Viele dieser Argumente enthalten einen wahren Kern. Tatsächlich fehlt es an Personal im Wald, an allen Ecken und Enden. Tausende Waldbesitzer kümmern sich nicht ausreichend um ihren Wald. Und ja, für das Tiny House, den schönen Tisch, die Verschalungen am Bau braucht es entsprechend gewachsenes Holz. Doch alle Argumente erklären nicht, warum da, wo das Engagement da ist und waldfreundlich gejagt wird, der gewünschte Mischwald nachwächst – und zwar ohne jede Schutzmaßnahme. Ein Wald, der übrigens, sobald die Bäume größer sind, wieder mehr Wild erlaubt. Wie bei Immenstadt im Oberallgäu. Die Stadt orientierte sich um, die Fläche war groß genug. Und die Waldverjüngung setzte nach deutlicher Reduktion der Rehe „rascher ein, als es langjährige Mitarbeiter im Stadtforst erwartet hatten“. Dafür erhielt der Ort den Staatspreis für vorbildliche Waldbewirtschaftung.[8]

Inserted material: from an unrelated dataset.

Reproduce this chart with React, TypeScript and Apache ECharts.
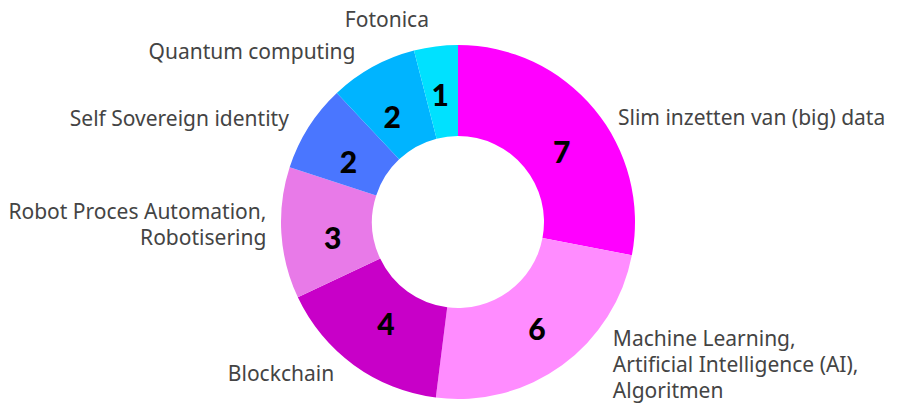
import React, { useEffect, useRef } from "react";
import * as echarts from "echarts";

const categories = [
  "Slim inzetten van (big) data",
  "Machine Learning,\nArtificial Intelligence (AI),\nAlgoritmen",
  "Blockchain",
  "Robot Proces Automation,\nRobotisering",
  "Self Sovereign identity",
  "Quantum computing",
  "Fotonica",
];
const values = [7, 6, 4, 3, 2, 2, 1];
const colors = ["#ff00ff", "#ff8cff", "#c800c8", "#e87ae8", "#4a76ff", "#00b4ff", "#00e1ff"];
// per-label nudges (layout only)
const outerShift = [
  [7, 17],
  [37, -13],
  [-6, -4],
  [5, -10],
  [-2, -1],
  [-5, -3],
  [0, -13],
];
const innerShift = [
  [0, 15],
  [0, -3],
  [7, -8],
  [9, 7],
  [4, 11],
  [-1, 12],
  [-1, 5],
];

export default function App() {
  const ref = useRef<HTMLDivElement>(null);
  useEffect(() => {
    if (!ref.current) return;
    const chart = echarts.init(ref.current, null, { renderer: "svg" });
    const data = categories.map((c, i) => ({ name: c, value: values[i], itemStyle: { color: colors[i] } }));
    chart.setOption({
      animation: false,
      backgroundColor: "#ffffff",
      series: [
        {
          type: "pie",
          center: [458, 222],
          radius: [86, 177],
          startAngle: 90,
          clockwise: true,
          avoidLabelOverlap: false,
          silent: true,
          data,
          label: {
            show: true,
            position: "outside",
            color: "#444444",
            fontFamily: "Noto Sans",
            fontSize: 21,
            lineHeight: 26,
            formatter: "{b}",
          },
          labelLine: { show: false, length: 15, length2: 0 },
          labelLayout: (p: any) => {
            const s = outerShift[p.dataIndex] || [0, 0];
            return { dx: s[0], dy: s[1] };
          },
        },
        {
          type: "pie",
          center: [458, 222],
          radius: [86, 177],
          startAngle: 90,
          clockwise: true,
          avoidLabelOverlap: false,
          silent: true,
          data: categories.map((c, i) => ({ name: c, value: values[i] })),
          itemStyle: { color: "rgba(0,0,0,0)" },
          label: {
            show: true,
            position: "inside",
            color: "#000000",
            fontFamily: "Lato",
            fontWeight: 900,
            fontSize: 30,
            formatter: "{c}",
          },
          labelLine: { show: false },
          labelLayout: (p: any) => {
            const s = innerShift[p.dataIndex] || [0, 0];
            return { dx: s[0], dy: s[1] };
          },
        },
      ],
    });
    return () => chart.dispose();
  }, []);
  return (
    <div
      ref={ref}
      style={{ position: "fixed", left: 0, top: 0, width: 901, height: 404, background: "#fff" }}
    />
  );
}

Und wenn der Brandenburger Vorstoß scheiter? Im November vergangenen Jahres startete das neueste Waldförderprogramm des Bundes, diesmal mit 900 Mio. Euro bis 2026. Es soll vor allem der Klimaanpassung der Wälder dienen. Im Vordergrund steht die Naturverjüngung, die ersten 200 Mio. Euro sind bereits abgerufen. Doch nach dem aktuellen Stand der Dinge wird das Geld nicht in die Jagd, sondern viel zu oft in Zäune fließen. Dabei braucht es für den dringend notwendigen Umbau der Wälder nicht nur Geld, sondern auch Jäger – und ein modernes Jagdsystem, das Wald und Wild zusammendenkt und Waldbesitzenden ermöglicht, ihren Wald in Zusammenarbeit mit Jagenden ohne Schutzmaßnahmen umzubauen. Und das so schnell wie möglich.
[1] Vgl. Wissenschaftlicher Beirat für Waldpolitik, Die Anpassung von Wäldern und Waldwirtschaft an den Klimawandel. Gutachten, www.bmel.de, Oktober 2021.
[2] Ebd., S. 134.
[3] Deutscher Forstwirtschaftsrat, Wald & Wild, www.dfwr.de.
[4] Irene Seling, Wälder sind der Schlüssel für den Klimaschutz, www.waldeigentümer.de.
[5] „Es ist gut, dass die Menschen immer weniger Fleisch essen.“ Interview mit Bundesminister Cem Özdemir, www.faz.net, 28.6.2022.
[6] Interview mit RND, 10.11.2018.
[7] Vgl. Maike Rademaker, Welche Rolle die Jagd beim Waldumbau spielt, www.deutschlandfunk.de, 2.9.2022.
[8] Vgl. Lösungsansätze im Forst-Jagd-Konflikt, www.jagdverband.de, 2020, S. 48-49.